◆ WHAT IS REQUIRED ◆
Look at the data below and print exactly the lines from its first line through the line with "release2_B_err = [0.15, 0.15, 0.12, 0.12, 0.12, 0.12]"; the pictures stay out of the copy.

# START OF SUPPLIED MATERIAL

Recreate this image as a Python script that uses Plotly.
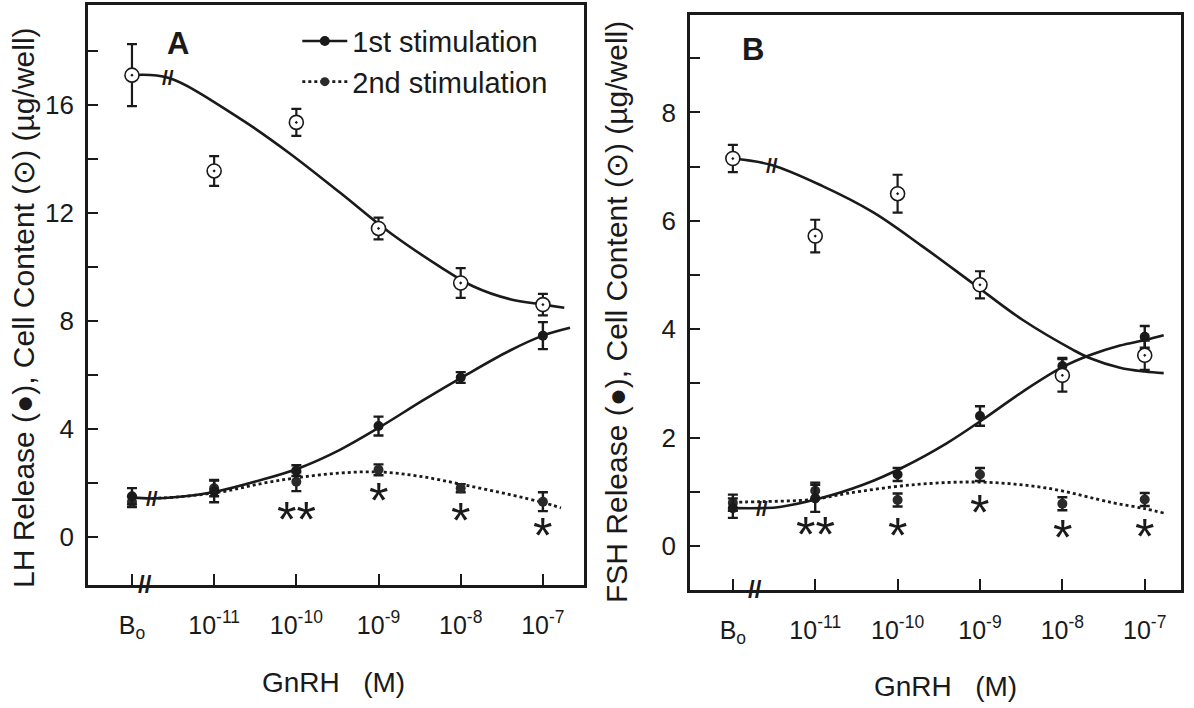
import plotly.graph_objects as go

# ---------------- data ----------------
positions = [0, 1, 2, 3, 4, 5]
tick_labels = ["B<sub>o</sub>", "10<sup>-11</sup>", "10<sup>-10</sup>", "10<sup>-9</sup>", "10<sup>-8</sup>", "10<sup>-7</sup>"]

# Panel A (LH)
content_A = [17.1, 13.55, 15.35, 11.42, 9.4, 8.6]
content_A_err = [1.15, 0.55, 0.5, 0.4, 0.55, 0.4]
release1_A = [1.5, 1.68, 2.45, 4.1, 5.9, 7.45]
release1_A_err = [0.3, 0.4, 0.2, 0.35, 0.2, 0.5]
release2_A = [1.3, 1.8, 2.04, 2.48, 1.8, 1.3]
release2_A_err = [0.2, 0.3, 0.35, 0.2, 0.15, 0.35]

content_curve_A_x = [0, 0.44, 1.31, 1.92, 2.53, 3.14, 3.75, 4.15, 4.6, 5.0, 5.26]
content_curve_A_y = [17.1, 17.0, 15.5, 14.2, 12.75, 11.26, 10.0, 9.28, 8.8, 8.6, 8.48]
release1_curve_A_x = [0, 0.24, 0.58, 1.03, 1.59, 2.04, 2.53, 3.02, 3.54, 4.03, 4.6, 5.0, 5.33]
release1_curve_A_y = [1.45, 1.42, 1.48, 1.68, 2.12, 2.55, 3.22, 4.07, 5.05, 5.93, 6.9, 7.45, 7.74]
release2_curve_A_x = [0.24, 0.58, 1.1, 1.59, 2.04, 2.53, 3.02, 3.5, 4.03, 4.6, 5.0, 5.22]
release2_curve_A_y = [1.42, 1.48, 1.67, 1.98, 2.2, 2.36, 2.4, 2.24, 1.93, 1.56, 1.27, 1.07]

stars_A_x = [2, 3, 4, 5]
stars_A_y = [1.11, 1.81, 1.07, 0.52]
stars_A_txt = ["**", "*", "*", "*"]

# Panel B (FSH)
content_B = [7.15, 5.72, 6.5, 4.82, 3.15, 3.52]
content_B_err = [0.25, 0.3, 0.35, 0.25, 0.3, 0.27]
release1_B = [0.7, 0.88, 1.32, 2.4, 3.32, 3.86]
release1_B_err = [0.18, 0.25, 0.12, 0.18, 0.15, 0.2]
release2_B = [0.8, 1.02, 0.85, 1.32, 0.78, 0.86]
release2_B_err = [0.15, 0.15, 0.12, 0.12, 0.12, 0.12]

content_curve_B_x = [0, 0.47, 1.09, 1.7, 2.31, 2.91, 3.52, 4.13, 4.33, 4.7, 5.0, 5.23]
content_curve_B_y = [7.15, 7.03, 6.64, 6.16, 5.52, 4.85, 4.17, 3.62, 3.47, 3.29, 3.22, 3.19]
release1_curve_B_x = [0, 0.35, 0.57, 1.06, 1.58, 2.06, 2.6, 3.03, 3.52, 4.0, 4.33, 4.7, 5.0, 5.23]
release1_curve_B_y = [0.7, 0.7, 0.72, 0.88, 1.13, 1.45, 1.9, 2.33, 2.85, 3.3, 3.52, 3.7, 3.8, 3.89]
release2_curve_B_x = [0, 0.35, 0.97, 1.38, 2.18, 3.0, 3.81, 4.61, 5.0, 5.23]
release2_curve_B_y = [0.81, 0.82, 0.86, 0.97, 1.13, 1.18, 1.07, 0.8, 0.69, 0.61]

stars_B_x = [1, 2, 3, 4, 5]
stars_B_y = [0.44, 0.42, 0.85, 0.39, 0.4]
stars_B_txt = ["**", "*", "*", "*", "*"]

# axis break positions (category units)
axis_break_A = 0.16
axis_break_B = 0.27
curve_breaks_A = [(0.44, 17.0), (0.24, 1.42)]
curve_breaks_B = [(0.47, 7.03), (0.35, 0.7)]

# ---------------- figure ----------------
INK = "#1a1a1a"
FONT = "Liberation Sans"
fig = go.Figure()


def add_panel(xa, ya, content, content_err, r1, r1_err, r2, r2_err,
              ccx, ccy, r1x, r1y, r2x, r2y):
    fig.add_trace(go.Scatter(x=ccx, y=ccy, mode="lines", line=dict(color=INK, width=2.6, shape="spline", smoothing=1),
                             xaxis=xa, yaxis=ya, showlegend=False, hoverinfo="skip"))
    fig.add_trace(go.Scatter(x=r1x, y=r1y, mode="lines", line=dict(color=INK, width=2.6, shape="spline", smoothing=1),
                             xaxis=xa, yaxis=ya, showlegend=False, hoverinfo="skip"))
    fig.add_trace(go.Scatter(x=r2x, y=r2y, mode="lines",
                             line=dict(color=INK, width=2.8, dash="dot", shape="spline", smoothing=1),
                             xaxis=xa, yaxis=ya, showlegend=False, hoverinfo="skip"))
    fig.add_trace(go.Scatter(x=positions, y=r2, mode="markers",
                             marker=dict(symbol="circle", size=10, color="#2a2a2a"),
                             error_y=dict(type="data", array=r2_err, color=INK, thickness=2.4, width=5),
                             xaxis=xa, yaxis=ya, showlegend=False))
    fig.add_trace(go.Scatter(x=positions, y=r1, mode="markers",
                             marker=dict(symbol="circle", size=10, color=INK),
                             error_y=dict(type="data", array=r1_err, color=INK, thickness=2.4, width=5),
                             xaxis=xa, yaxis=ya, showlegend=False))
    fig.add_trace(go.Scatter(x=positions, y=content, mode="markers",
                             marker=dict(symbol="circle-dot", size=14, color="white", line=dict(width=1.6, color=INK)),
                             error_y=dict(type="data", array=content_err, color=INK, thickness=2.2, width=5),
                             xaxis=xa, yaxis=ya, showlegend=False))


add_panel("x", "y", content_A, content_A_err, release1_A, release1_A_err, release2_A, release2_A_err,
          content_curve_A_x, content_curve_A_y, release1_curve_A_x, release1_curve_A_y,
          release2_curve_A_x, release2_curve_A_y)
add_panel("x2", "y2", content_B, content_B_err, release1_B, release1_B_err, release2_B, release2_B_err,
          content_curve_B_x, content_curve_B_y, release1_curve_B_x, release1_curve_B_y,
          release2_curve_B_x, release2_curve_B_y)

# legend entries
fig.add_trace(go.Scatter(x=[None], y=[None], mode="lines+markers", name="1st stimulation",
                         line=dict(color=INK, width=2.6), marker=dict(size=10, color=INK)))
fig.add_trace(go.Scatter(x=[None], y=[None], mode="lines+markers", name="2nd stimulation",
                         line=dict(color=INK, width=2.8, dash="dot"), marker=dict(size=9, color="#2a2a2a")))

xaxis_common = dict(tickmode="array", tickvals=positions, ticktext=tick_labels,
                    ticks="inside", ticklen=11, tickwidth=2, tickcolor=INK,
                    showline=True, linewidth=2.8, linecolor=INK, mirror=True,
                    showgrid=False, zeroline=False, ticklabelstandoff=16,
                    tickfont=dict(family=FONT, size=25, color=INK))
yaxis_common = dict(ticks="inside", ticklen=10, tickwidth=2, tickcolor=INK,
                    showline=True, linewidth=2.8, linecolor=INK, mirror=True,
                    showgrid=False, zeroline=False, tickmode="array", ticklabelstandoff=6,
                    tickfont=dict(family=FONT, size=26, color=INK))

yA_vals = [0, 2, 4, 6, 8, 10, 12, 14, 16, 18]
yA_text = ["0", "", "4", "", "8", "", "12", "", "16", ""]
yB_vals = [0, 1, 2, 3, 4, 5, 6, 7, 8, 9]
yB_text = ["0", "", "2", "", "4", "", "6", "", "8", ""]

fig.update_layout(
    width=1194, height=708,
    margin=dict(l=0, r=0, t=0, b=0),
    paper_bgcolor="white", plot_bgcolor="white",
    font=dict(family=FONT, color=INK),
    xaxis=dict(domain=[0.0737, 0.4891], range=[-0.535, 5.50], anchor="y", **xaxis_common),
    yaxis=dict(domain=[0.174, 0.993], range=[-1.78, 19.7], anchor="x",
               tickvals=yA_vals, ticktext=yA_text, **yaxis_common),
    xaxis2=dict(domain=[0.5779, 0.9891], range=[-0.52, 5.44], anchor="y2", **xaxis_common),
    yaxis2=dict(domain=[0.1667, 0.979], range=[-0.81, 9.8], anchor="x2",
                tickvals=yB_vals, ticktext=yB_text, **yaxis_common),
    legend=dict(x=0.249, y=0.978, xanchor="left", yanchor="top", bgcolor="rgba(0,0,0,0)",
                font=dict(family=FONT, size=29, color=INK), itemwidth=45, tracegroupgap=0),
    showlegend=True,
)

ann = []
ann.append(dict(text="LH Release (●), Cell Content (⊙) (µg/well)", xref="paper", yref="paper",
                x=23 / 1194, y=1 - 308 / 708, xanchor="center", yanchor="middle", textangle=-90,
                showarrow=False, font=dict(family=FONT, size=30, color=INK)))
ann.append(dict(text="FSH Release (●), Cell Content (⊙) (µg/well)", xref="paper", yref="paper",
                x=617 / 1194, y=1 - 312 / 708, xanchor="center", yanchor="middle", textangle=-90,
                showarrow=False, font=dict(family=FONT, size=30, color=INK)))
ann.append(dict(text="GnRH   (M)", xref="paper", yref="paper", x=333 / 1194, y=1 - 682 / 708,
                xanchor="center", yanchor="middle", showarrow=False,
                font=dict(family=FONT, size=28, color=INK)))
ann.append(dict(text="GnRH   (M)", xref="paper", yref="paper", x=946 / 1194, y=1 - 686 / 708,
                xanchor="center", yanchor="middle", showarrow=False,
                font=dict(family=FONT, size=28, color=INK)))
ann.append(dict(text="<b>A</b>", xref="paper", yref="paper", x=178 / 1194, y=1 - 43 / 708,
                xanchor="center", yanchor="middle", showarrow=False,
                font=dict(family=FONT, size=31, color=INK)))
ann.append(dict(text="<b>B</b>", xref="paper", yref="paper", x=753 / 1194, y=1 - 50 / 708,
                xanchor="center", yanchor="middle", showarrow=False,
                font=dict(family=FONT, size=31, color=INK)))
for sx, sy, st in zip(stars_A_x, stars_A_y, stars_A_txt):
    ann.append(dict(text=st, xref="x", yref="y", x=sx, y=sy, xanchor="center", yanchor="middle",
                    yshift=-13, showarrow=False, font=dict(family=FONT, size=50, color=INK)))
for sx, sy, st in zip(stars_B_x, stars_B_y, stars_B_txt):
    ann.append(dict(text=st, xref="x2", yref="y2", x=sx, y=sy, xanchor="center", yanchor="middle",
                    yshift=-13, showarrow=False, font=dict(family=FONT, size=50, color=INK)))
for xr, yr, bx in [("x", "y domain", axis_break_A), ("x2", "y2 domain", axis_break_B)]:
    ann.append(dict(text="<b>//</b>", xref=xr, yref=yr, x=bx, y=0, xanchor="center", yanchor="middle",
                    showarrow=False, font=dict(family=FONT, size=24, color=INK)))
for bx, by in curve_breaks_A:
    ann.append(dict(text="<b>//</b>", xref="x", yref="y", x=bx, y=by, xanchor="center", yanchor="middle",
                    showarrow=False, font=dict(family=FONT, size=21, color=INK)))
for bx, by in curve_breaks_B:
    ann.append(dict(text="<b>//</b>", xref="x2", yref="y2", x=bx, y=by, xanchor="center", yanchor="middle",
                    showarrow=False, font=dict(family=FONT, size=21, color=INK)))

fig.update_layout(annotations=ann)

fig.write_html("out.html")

# END OF SUPPLIED MATERIAL

◆ WRITTEN SOLUTION ◆
Recreate this image as a Python script that uses Plotly.
import plotly.graph_objects as go

# ---------------- data ----------------
positions = [0, 1, 2, 3, 4, 5]
tick_labels = ["B<sub>o</sub>", "10<sup>-11</sup>", "10<sup>-10</sup>", "10<sup>-9</sup>", "10<sup>-8</sup>", "10<sup>-7</sup>"]

# Panel A (LH)
content_A = [17.1, 13.55, 15.35, 11.42, 9.4, 8.6]
content_A_err = [1.15, 0.55, 0.5, 0.4, 0.55, 0.4]
release1_A = [1.5, 1.68, 2.45, 4.1, 5.9, 7.45]
release1_A_err = [0.3, 0.4, 0.2, 0.35, 0.2, 0.5]
release2_A = [1.3, 1.8, 2.04, 2.48, 1.8, 1.3]
release2_A_err = [0.2, 0.3, 0.35, 0.2, 0.15, 0.35]

content_curve_A_x = [0, 0.44, 1.31, 1.92, 2.53, 3.14, 3.75, 4.15, 4.6, 5.0, 5.26]
content_curve_A_y = [17.1, 17.0, 15.5, 14.2, 12.75, 11.26, 10.0, 9.28, 8.8, 8.6, 8.48]
release1_curve_A_x = [0, 0.24, 0.58, 1.03, 1.59, 2.04, 2.53, 3.02, 3.54, 4.03, 4.6, 5.0, 5.33]
release1_curve_A_y = [1.45, 1.42, 1.48, 1.68, 2.12, 2.55, 3.22, 4.07, 5.05, 5.93, 6.9, 7.45, 7.74]
release2_curve_A_x = [0.24, 0.58, 1.1, 1.59, 2.04, 2.53, 3.02, 3.5, 4.03, 4.6, 5.0, 5.22]
release2_curve_A_y = [1.42, 1.48, 1.67, 1.98, 2.2, 2.36, 2.4, 2.24, 1.93, 1.56, 1.27, 1.07]

stars_A_x = [2, 3, 4, 5]
stars_A_y = [1.11, 1.81, 1.07, 0.52]
stars_A_txt = ["**", "*", "*", "*"]

# Panel B (FSH)
content_B = [7.15, 5.72, 6.5, 4.82, 3.15, 3.52]
content_B_err = [0.25, 0.3, 0.35, 0.25, 0.3, 0.27]
release1_B = [0.7, 0.88, 1.32, 2.4, 3.32, 3.86]
release1_B_err = [0.18, 0.25, 0.12, 0.18, 0.15, 0.2]
release2_B = [0.8, 1.02, 0.85, 1.32, 0.78, 0.86]
release2_B_err = [0.15, 0.15, 0.12, 0.12, 0.12, 0.12]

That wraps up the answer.